One problem with multiple phases is that we kept kicking, either for touch or to get in behind and score. It worked twice, as well. But the kicking for touch will be a lot more effective if we can put real pressure on the lineout – as it is our best bet is kick long, and rely on their man being scared witless by our huge backs and so kicking badly.

But in both games the Australian forwards have strung together a couple series of really nice offloads in the tackle, and I think that’s where Connolly wants things to go. Less rucking and mauling, more offloading and keeping it alive. After all, although no-one seems to have noted it, England looked a lot like us last year against NZ, or NSW against the Crusaders – we built phase after phase but really struggled to make a dint because modern teams barely bother contesting most rucks and mauls, leaving numbers to defend. So you have to break the defence up somehow, and offloading to good support (which we seem to be doing well) is a good way (see the lead-up to Blake’s try last week for a really textbook example)

Unfortunately, offloading in the tackle carries the increased risk of coughing it up…

Homer Paxton
Homer Paxton
18 years ago

What changes will Guus make for tonight’s match with Brazil?

derrida derider
derrida derider
17 years ago

I thought the pommy halves and backs were awful, in both attack and defence (mind you, their forwards are no longer getting them the abundance of quality ball of a couple of years ago. Maybe they were always mediocre and just flattered by their forwards). All this wasn’t as obvious in the wet last week but a dry pitch really showed them up.

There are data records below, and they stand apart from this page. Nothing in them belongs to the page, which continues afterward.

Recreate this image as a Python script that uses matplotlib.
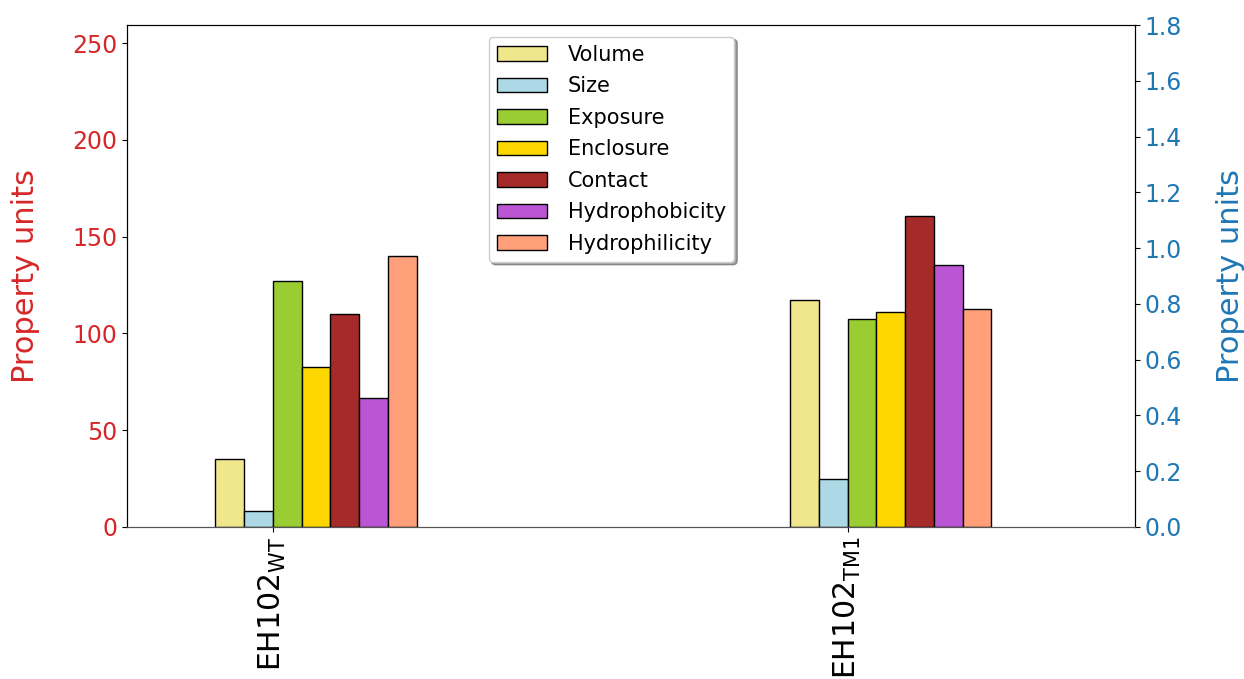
import numpy as np
import matplotlib.pyplot as plt

plt.rcParams['font.family'] = 'DejaVu Sans'

# structures and measured properties
structures = [r'EH102$_{\mathrm{WT}}$', r'EH102$_{\mathrm{TM1}}$']
properties = ['Volume', 'Size', 'Exposure', 'Enclosure', 'Contact',
              'Hydrophobicity', 'Hydrophilicity']
colors = ['khaki', 'lightblue', 'yellowgreen', 'gold', 'brown',
          'mediumorchid', 'lightsalmon']

volume = [35.1, 117.3]
size = [8.3, 25.0]
exposure = [127.0, 107.4]
enclosure = [82.6, 110.8]
contact = [110.0, 160.6]
hydrophobicity = [66.6, 135.3]
hydrophilicity = [140.0, 112.6]

values = [volume, size, exposure, enclosure, contact, hydrophobicity, hydrophilicity]

fig = plt.figure(figsize=(12.44, 6.79), dpi=100)
ax = fig.add_axes([0.102, 0.224, 0.810, 0.739])
ax2 = ax.twinx()

x = np.arange(len(structures))
w = 0.05
for i, (name, vals, c) in enumerate(zip(properties, values, colors)):
    ax.bar(x + (i - 2) * w, vals, width=w, align='edge', color=c,
           edgecolor='black', linewidth=1, label=name)

ax.set_xlim(-0.254, 1.499)
ax.set_ylim(0, 259.3)
ax2.set_ylim(0, 1.8)
ax.set_yticks([0, 50, 100, 150, 200, 250])
ax2.set_yticks(np.arange(0, 1.81, 0.2))
ax2.set_yticklabels(['%.1f' % v for v in np.arange(0, 1.81, 0.2)])

ax.set_xticks(x)
ax.set_xticklabels(structures, rotation=90, fontsize=21.5)

ax.set_ylabel('Property units', color='tab:red', fontsize=22, labelpad=23)
ax2.set_ylabel('Property units', color='tab:blue', fontsize=22, labelpad=25)
ax.tick_params(axis='y', labelcolor='tab:red', labelsize=17)
ax2.tick_params(axis='y', labelcolor='tab:blue', labelsize=17)

for a in (ax, ax2):
    a.spines['bottom'].set_color('#555555')

ax.legend(loc='upper center', bbox_to_anchor=(0.481, 0.998), fontsize=15,
          shadow=True, handlelength=2.4, handletextpad=1.0, labelspacing=0.55)

fig.savefig('out.png')
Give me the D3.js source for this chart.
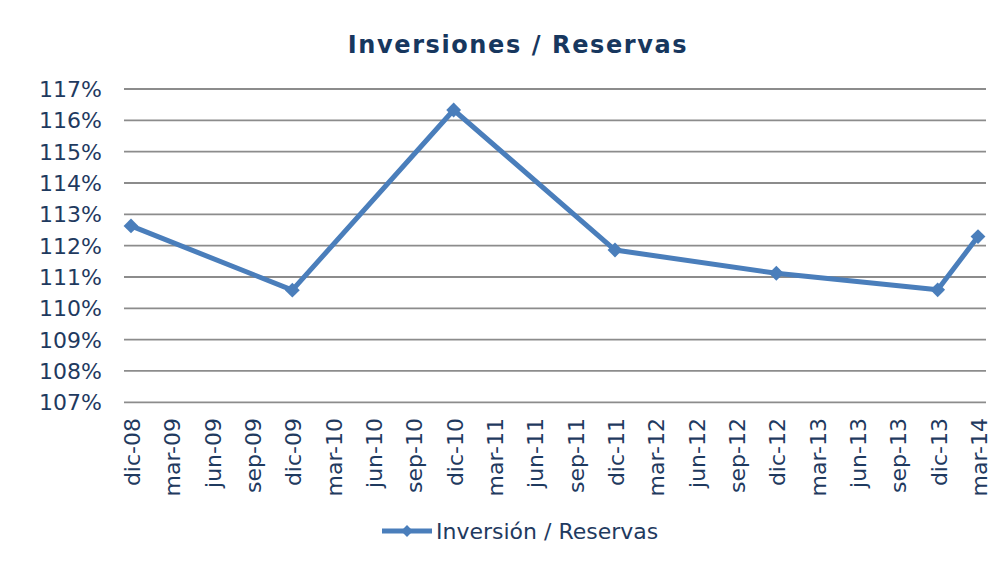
<!DOCTYPE html>
<html>
<head>
<meta charset="utf-8">
<script src="https://cdn.jsdelivr.net/npm/d3@7"></script>
<style>
  body { margin: 0; background: #fff; }
  text { font-family: "DejaVu Sans", Verdana, sans-serif; fill: #1f3a5f; }
</style>
</head>
<body>
<div id="chart"></div>
<script>
// quarterly tick labels on the x axis
var ticks = ["dic-08", "mar-09", "jun-09", "sep-09", "dic-09", "mar-10", "jun-10", "sep-10",
             "dic-10", "mar-11", "jun-11", "sep-11", "dic-11", "mar-12", "jun-12", "sep-12",
             "dic-12", "mar-13", "jun-13", "sep-13", "dic-13", "mar-14"];

// observed dates and values (%)
var dates = ["dic-08", "dic-09", "dic-10", "dic-11", "dic-12", "dic-13", "mar-14"];
var values = [112.63, 110.58, 116.33, 111.86, 111.12, 110.59, 112.29];

var yTicks = [107, 108, 109, 110, 111, 112, 113, 114, 115, 116, 117];

var width = 1004, height = 577;
var blue = "#4a7ebb";

var svg = d3.select("#chart")
            .append("svg")
            .attr("width", width)
            .attr("height", height);

var x = d3.scalePoint()
          .domain(ticks)
          .range([131, 978]);

var y = d3.scaleLinear()
          .domain([107, 117])
          .range([402.3, 89]);

// title
svg.append("text")
   .attr("x", 518)
   .attr("y", 53)
   .attr("text-anchor", "middle")
   .style("font-size", "24px")
   .style("font-weight", "bold")
   .style("letter-spacing", "1.6px")
   .style("fill", "#17375e")
   .text("Inversiones / Reservas");

// gridlines
svg.append("g")
   .selectAll("line")
   .data(yTicks)
   .enter()
   .append("line")
   .attr("x1", 124)
   .attr("x2", 986)
   .attr("y1", function(d) { return y(d); })
   .attr("y2", function(d) { return y(d); })
   .attr("stroke", "#8c8c8c")
   .attr("stroke-width", 1.8);

// y labels
svg.append("g")
   .selectAll("text")
   .data(yTicks)
   .enter()
   .append("text")
   .attr("x", 102)
   .attr("y", function(d) { return y(d); })
   .attr("dy", "0.36em")
   .attr("text-anchor", "end")
   .style("font-size", "22px")
   .text(function(d) { return d + "%"; });

// x labels, rotated
svg.append("g")
   .selectAll("text")
   .data(ticks)
   .enter()
   .append("text")
   .attr("transform", function(d) { return "translate(" + (x(d) + 1) + ",418) rotate(-90)"; })
   .attr("dy", "0.36em")
   .attr("text-anchor", "end")
   .style("font-size", "22px")
   .text(function(d) { return d; });

// series
var pts = dates.map(function(d, i) { return { date: d, value: values[i] }; });

var line = d3.line()
             .x(function(d) { return x(d.date); })
             .y(function(d) { return y(d.value); });

svg.append("path")
   .datum(pts)
   .attr("d", line)
   .attr("fill", "none")
   .attr("stroke", blue)
   .attr("stroke-width", 5)
   .attr("stroke-linejoin", "round");

var diamond = d3.symbol().type(d3.symbolSquare).size(110);

svg.append("g")
   .selectAll("path")
   .data(pts)
   .enter()
   .append("path")
   .attr("d", diamond)
   .attr("transform", function(d) { return "translate(" + x(d.date) + "," + y(d.value) + ") rotate(45)"; })
   .attr("fill", blue);

// legend
var lg = svg.append("g").attr("transform", "translate(382,531)");
lg.append("line")
  .attr("x1", 0).attr("x2", 50)
  .attr("stroke", blue)
  .attr("stroke-width", 5);
lg.append("path")
  .attr("d", d3.symbol().type(d3.symbolSquare).size(70))
  .attr("transform", "translate(25,0) rotate(45)")
  .attr("fill", blue);
lg.append("text")
  .attr("x", 54)
  .attr("dy", "0.36em")
  .style("font-size", "22px")
  .text("Inversión / Reservas");
</script>
</body>
</html>
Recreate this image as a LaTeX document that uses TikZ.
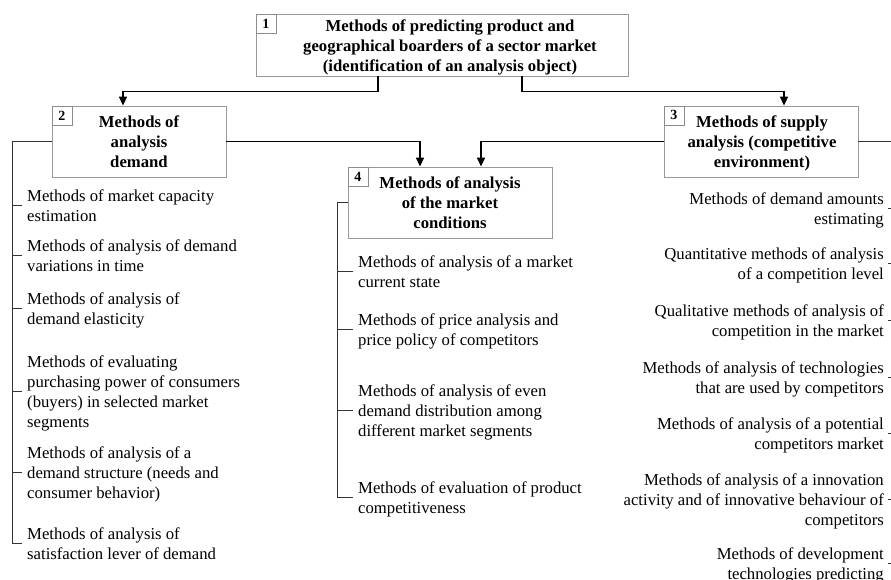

As for the Wallabies, there’s still work to be done on the set pieces but all in all an impressive performance, more so than last week. NZ will be the test because our backs won’t be able to rescue us there if the forwards aren’t up to the mark.

17 years ago

Re England, I tend to agree – remember last year we nearly beat them without a forward pack, or none to speak of. And that was their best team, minus only perpetually injured Wilkinson.

Re NZ, I don’t – their outer backs have struggled, and since we’ll hit them at least as hard as the Irish did I expect they will struggle against us as well. All the more since I think the problem is Tana Umaga’s retirement, and although the Irish had the incomparable O’Driscoll to make NZ feel his absence, we have not only the pretty handy Mortlock but a very powerful back three to take crash balls through the three-quarters, and Larkham’s magic hands to feed them. Ireland didn’t have as impressive a running game as we do nor as good a passing five-eighth.

I do agree, of course, that NZ is the test. But my tip is that if forwards can hold an even keel it will be our backs who win it for us.